Running Shoe Strategy

Posted: December 16, 2011 in Uncategorized

Runners often ask why they experience difficulty when training in a new training shoe.  Inevitably I see the same pattern repeated (i.e., running in only one pair of shoes until they are exhausted).  Running shoes can be expensive so I understand the need to train in one pair of shoes from an economic perspective.

However, it is worth investing in multiple pairs of shoes from several standpoints.  First and foremost, you are less likely to become injured when you rotate multiple pairs of running shoes.  Your lower extremities won’t become accustomed to the range of motion of just one pair of shoes.  You get far more mileage from your running shoes when you rotate multiple pairs because the midsoles are allowed to rest between runs.  Most runners don’t realize running shoes require rest.

The majority of running shoes have midsoles comprised of EVA (ethylene vinyl acetate) or air blown rubber.  EVA contains thousands of tiny air bubbles that act as shock absorbers.  You are placing several times your body weight on your lower extremities with each footstrike.  Multiply the number of miles run x 1000-1500 footstrikes per mile  and you’re placing a ton (no pun intended) of force on your legs and feet.  This compresses the tiny air bubbles in an EVA midsole and they require between 24-48 hours of rest to expand back to their full resiliency.  If you only wear one pair of running shoes you’re likely to wear them out prematurely.

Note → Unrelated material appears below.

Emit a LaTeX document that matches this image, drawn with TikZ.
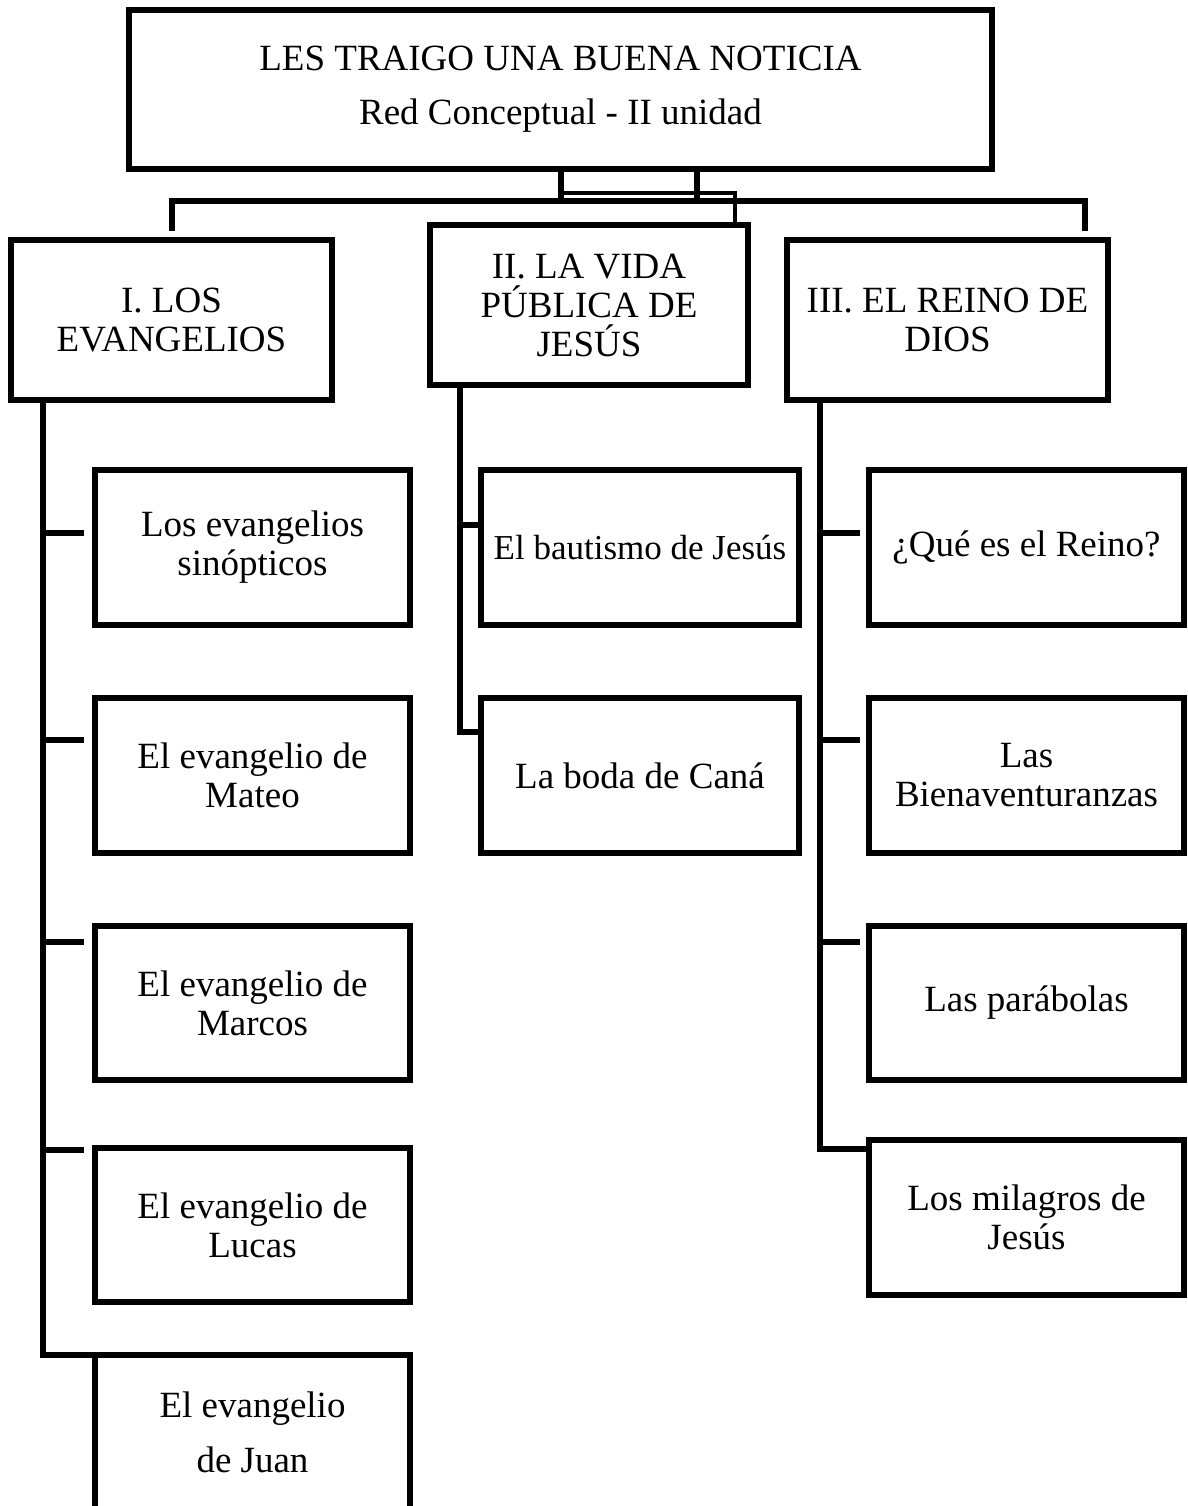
\documentclass[tikz,border=0pt]{standalone}
\usepackage{fontspec}
\setmainfont{Liberation Serif}
\begin{document}
\begin{tikzpicture}[x=1pt,y=-1pt,
  box/.style={draw, line width=6pt, inner sep=0pt, align=center, font=\fontsize{37}{39}\selectfont},
  wire/.style={line width=6pt},
  thinwire/.style={line width=4.5pt}]
\useasboundingbox (0,0) rectangle (1187,1506);
\fill[white] (0,0) rectangle (1187,1506);
\clip (0,0) rectangle (1187,1506);

% top
\node[box, minimum width=863pt, minimum height=159pt, font=\fontsize{37}{54}\selectfont] (top) at (560.5,89.5) {LES TRAIGO UNA BUENA NOTICIA\\Red Conceptual - II unidad};

% level 1
\node[box, minimum width=321pt, minimum height=160pt] (A) at (171.5,320) {I. LOS\\EVANGELIOS};
\node[box, minimum width=318pt, minimum height=160pt] (B) at (589,305) {II. LA VIDA\\PÚBLICA DE\\JESÚS};
\node[box, minimum width=321pt, minimum height=160pt] (C) at (947.5,320) {III. EL REINO DE\\DIOS};

% left column
\node[box, minimum width=315pt, minimum height=155pt] (L1) at (252.5,547.5) {Los evangelios\\sinópticos};
\node[box, minimum width=315pt, minimum height=155pt] (L2) at (252.5,775.5) {El evangelio de\\Mateo};
\node[box, minimum width=315pt, minimum height=154pt] (L3) at (252.5,1003) {El evangelio de\\Marcos};
\node[box, minimum width=315pt, minimum height=154pt] (L4) at (252.5,1225) {El evangelio de\\Lucas};
\node[box, minimum width=315pt, minimum height=154pt, font=\fontsize{37}{55}\selectfont] (L5) at (252.5,1432) {El evangelio\\de Juan};

% middle column
\node[box, minimum width=318pt, minimum height=155pt, font=\fontsize{35}{39}\selectfont] (M1) at (640,547.5) {El bautismo de Jesús};
\node[box, minimum width=318pt, minimum height=155pt] (M2) at (640,775.5) {La boda de Caná};

% right column
\node[box, minimum width=315pt, minimum height=155pt] (R1) at (1026.5,547.5) {¿Qué es el Reino?};
\node[box, minimum width=315pt, minimum height=155pt] (R2) at (1026.5,775.5) {Las\\Bienaventuranzas};
\node[box, minimum width=315pt, minimum height=154pt] (R3) at (1026.5,1003) {Las parábolas};
\node[box, minimum width=315pt, minimum height=155pt] (R4) at (1026.5,1217.5) {Los milagros de\\Jesús};

% junction coordinates
\coordinate (j1) at (561,201);
\coordinate (j2) at (697,201);
\coordinate (hA) at (172,201);
\coordinate (hC) at (1085,201);
\coordinate (s1) at (561,193);
\coordinate (s2) at (735,193);
\coordinate (eA) at (172,231);
\coordinate (eC) at (1085,231);

% top connectors
\draw[wire] (top.south -| j1) -- (j1);
\draw[wire] (top.south -| j2) -- (j2);
\draw[wire] (eA) -- (hA) -- (hC) -- (eC);
\draw[thinwire] (s1) -- (s2) -- (B.north -| s2);

% left trunk
\coordinate (tL) at (43,400);
\coordinate (cL) at (43,1355);
\coordinate (bL1) at (43,533);
\coordinate (bL2) at (43,740);
\coordinate (bL3) at (43,942);
\coordinate (bL4) at (43,1150);
\draw[wire] (A.south -| tL) -- (cL) -- (L5.west |- cL);
\draw[wire, shorten >=8pt] (bL1) -- (L1.west |- bL1);
\draw[wire, shorten >=8pt] (bL2) -- (L2.west |- bL2);
\draw[wire, shorten >=8pt] (bL3) -- (L3.west |- bL3);
\draw[wire, shorten >=8pt] (bL4) -- (L4.west |- bL4);

% middle trunk
\coordinate (tM) at (460,385);
\coordinate (cM) at (460,732);
\coordinate (bM1) at (460,525);
\draw[wire] (B.south -| tM) -- (cM) -- (M2.west |- cM);
\draw[wire] (bM1) -- (M1.west |- bM1);

% right trunk
\coordinate (tR) at (820,400);
\coordinate (cR) at (820,1149);
\coordinate (bR1) at (820,533);
\coordinate (bR2) at (820,740);
\coordinate (bR3) at (820,942);
\draw[wire] (C.south -| tR) -- (cR) -- (R4.west |- cR);
\draw[wire, shorten >=6pt] (bR1) -- (R1.west |- bR1);
\draw[wire, shorten >=6pt] (bR2) -- (R2.west |- bR2);
\draw[wire, shorten >=6pt] (bR3) -- (R3.west |- bR3);
\end{tikzpicture}
\end{document}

Most runners look at the outsole to determine whether their shoes need replacing but it’s actually the midsole that compresses and wears out first.  If you listen closely to your body you will start feeling aches and pains when your midsoles have completely compressed and are no longer absorbing the shock. 

The reason runners experience difficulty when going to a new shoe after training in just one pair is due to the completely compressed midsole and the excessive range of motion your experience going through your entire gait cycle.   Running in a new pair of shoes is a shock to your system because you’ve gone to a completely different end of the spectrum. 

Rotating multiple pairs of shoes will reduce injury and provide far more mileage from each pair.  Running in multiple pairs of running shoes is initially expensive but ultimately far more economical because you enjoy more miles from each pair.  I recommend staying within the same model or genre (i.e., stability, neutral or cushioned) of shoes, provided you’re happy with them, when choosing multiple shoes.

Develop a shoe strategy that works for you and your will significantly reduce the risk of injury and dramatically improve the quality of your runs!